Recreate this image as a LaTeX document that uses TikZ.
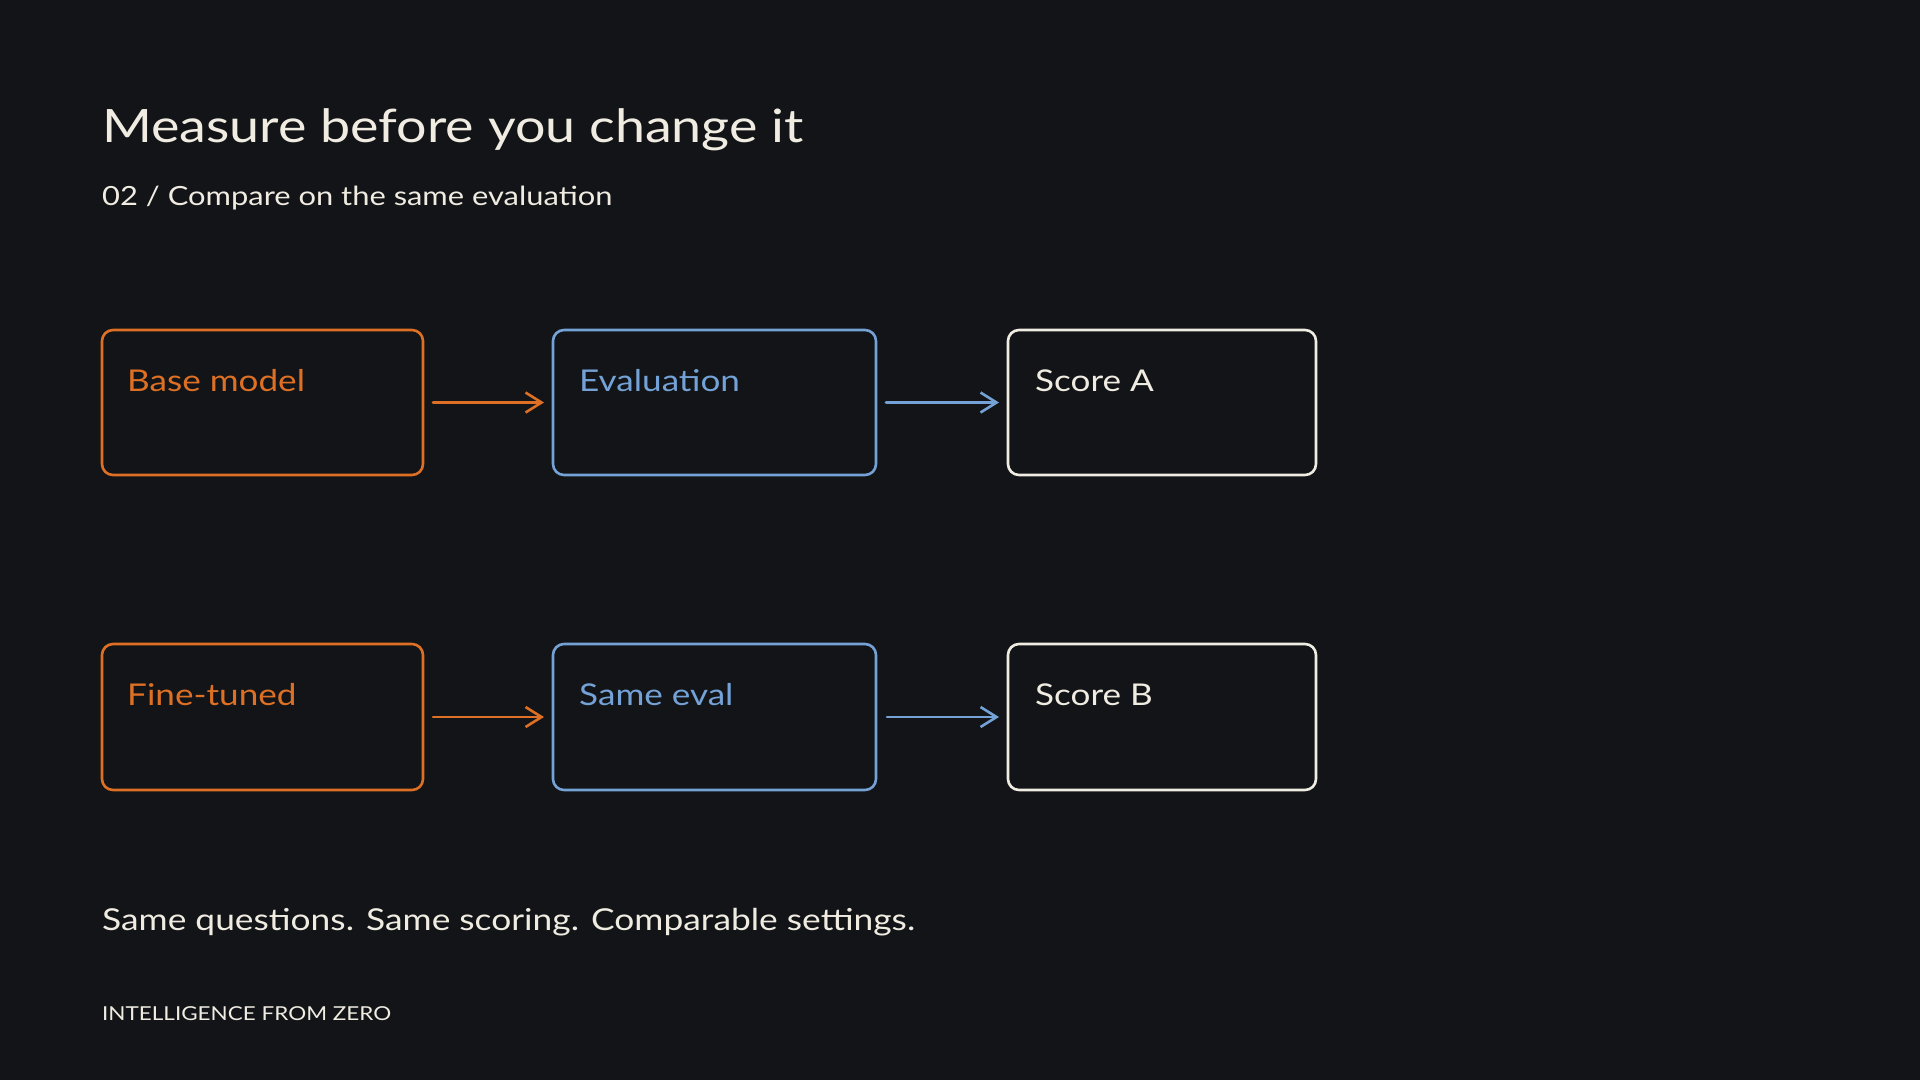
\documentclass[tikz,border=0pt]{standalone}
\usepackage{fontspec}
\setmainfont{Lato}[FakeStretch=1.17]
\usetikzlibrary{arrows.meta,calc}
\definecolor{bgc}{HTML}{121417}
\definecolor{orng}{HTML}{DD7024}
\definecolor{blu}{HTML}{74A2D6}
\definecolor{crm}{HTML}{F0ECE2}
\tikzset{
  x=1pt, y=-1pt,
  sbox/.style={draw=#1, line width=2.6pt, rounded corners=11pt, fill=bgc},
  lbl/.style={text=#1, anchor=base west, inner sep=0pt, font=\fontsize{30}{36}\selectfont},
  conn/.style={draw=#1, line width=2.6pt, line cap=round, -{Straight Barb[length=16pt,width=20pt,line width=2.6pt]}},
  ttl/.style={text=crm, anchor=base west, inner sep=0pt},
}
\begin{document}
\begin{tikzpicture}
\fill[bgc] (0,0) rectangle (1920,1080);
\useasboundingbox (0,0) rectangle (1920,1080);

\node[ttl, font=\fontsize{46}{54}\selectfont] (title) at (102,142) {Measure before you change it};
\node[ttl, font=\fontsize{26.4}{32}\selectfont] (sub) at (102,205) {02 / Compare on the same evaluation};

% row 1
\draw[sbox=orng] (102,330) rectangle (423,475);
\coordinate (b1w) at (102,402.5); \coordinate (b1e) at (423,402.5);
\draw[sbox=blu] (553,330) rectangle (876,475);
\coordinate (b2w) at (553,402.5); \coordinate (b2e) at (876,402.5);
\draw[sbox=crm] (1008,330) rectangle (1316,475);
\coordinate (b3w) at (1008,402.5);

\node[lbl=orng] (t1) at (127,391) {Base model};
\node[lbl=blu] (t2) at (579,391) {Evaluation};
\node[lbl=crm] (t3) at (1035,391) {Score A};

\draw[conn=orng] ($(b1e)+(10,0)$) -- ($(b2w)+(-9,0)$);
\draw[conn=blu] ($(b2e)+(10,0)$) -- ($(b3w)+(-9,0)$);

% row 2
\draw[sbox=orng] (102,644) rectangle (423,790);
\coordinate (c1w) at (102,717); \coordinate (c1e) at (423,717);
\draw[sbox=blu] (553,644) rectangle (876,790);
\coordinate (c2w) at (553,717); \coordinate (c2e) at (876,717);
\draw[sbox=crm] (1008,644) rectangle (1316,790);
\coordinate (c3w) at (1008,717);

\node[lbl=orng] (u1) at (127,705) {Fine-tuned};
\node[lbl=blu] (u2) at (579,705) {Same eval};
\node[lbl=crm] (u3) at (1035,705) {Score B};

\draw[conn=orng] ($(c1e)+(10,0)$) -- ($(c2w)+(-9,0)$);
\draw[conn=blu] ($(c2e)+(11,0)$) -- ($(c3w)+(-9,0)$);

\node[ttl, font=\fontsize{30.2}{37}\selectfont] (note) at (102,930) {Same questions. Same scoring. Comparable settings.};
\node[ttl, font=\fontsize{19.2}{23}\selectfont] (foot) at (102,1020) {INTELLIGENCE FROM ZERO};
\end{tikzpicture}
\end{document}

PROBLEM TO SOLVE: Restate the whole listing above exactly, except for its images.

SOLUTION TO THIS EXERCISE:
Recreate this image as a LaTeX document that uses TikZ.
\documentclass[tikz,border=0pt]{standalone}
\usepackage{fontspec}
\setmainfont{Lato}[FakeStretch=1.17]
\usetikzlibrary{arrows.meta,calc}
\definecolor{bgc}{HTML}{121417}
\definecolor{orng}{HTML}{DD7024}
\definecolor{blu}{HTML}{74A2D6}
\definecolor{crm}{HTML}{F0ECE2}
\tikzset{
  x=1pt, y=-1pt,
  sbox/.style={draw=#1, line width=2.6pt, rounded corners=11pt, fill=bgc},
  lbl/.style={text=#1, anchor=base west, inner sep=0pt, font=\fontsize{30}{36}\selectfont},
  conn/.style={draw=#1, line width=2.6pt, line cap=round, -{Straight Barb[length=16pt,width=20pt,line width=2.6pt]}},
  ttl/.style={text=crm, anchor=base west, inner sep=0pt},
}
\begin{document}
\begin{tikzpicture}
\fill[bgc] (0,0) rectangle (1920,1080);
\useasboundingbox (0,0) rectangle (1920,1080);

\node[ttl, font=\fontsize{46}{54}\selectfont] (title) at (102,142) {Measure before you change it};
\node[ttl, font=\fontsize{26.4}{32}\selectfont] (sub) at (102,205) {02 / Compare on the same evaluation};

% row 1
\draw[sbox=orng] (102,330) rectangle (423,475);
\coordinate (b1w) at (102,402.5); \coordinate (b1e) at (423,402.5);
\draw[sbox=blu] (553,330) rectangle (876,475);
\coordinate (b2w) at (553,402.5); \coordinate (b2e) at (876,402.5);
\draw[sbox=crm] (1008,330) rectangle (1316,475);
\coordinate (b3w) at (1008,402.5);

\node[lbl=orng] (t1) at (127,391) {Base model};
\node[lbl=blu] (t2) at (579,391) {Evaluation};
\node[lbl=crm] (t3) at (1035,391) {Score A};

\draw[conn=orng] ($(b1e)+(10,0)$) -- ($(b2w)+(-9,0)$);
\draw[conn=blu] ($(b2e)+(10,0)$) -- ($(b3w)+(-9,0)$);

% row 2
\draw[sbox=orng] (102,644) rectangle (423,790);
\coordinate (c1w) at (102,717); \coordinate (c1e) at (423,717);
\draw[sbox=blu] (553,644) rectangle (876,790);
\coordinate (c2w) at (553,717); \coordinate (c2e) at (876,717);
\draw[sbox=crm] (1008,644) rectangle (1316,790);
\coordinate (c3w) at (1008,717);

\node[lbl=orng] (u1) at (127,705) {Fine-tuned};
\node[lbl=blu] (u2) at (579,705) {Same eval};
\node[lbl=crm] (u3) at (1035,705) {Score B};

\draw[conn=orng] ($(c1e)+(10,0)$) -- ($(c2w)+(-9,0)$);
\draw[conn=blu] ($(c2e)+(11,0)$) -- ($(c3w)+(-9,0)$);

\node[ttl, font=\fontsize{30.2}{37}\selectfont] (note) at (102,930) {Same questions. Same scoring. Comparable settings.};
\node[ttl, font=\fontsize{19.2}{23}\selectfont] (foot) at (102,1020) {INTELLIGENCE FROM ZERO};
\end{tikzpicture}
\end{document}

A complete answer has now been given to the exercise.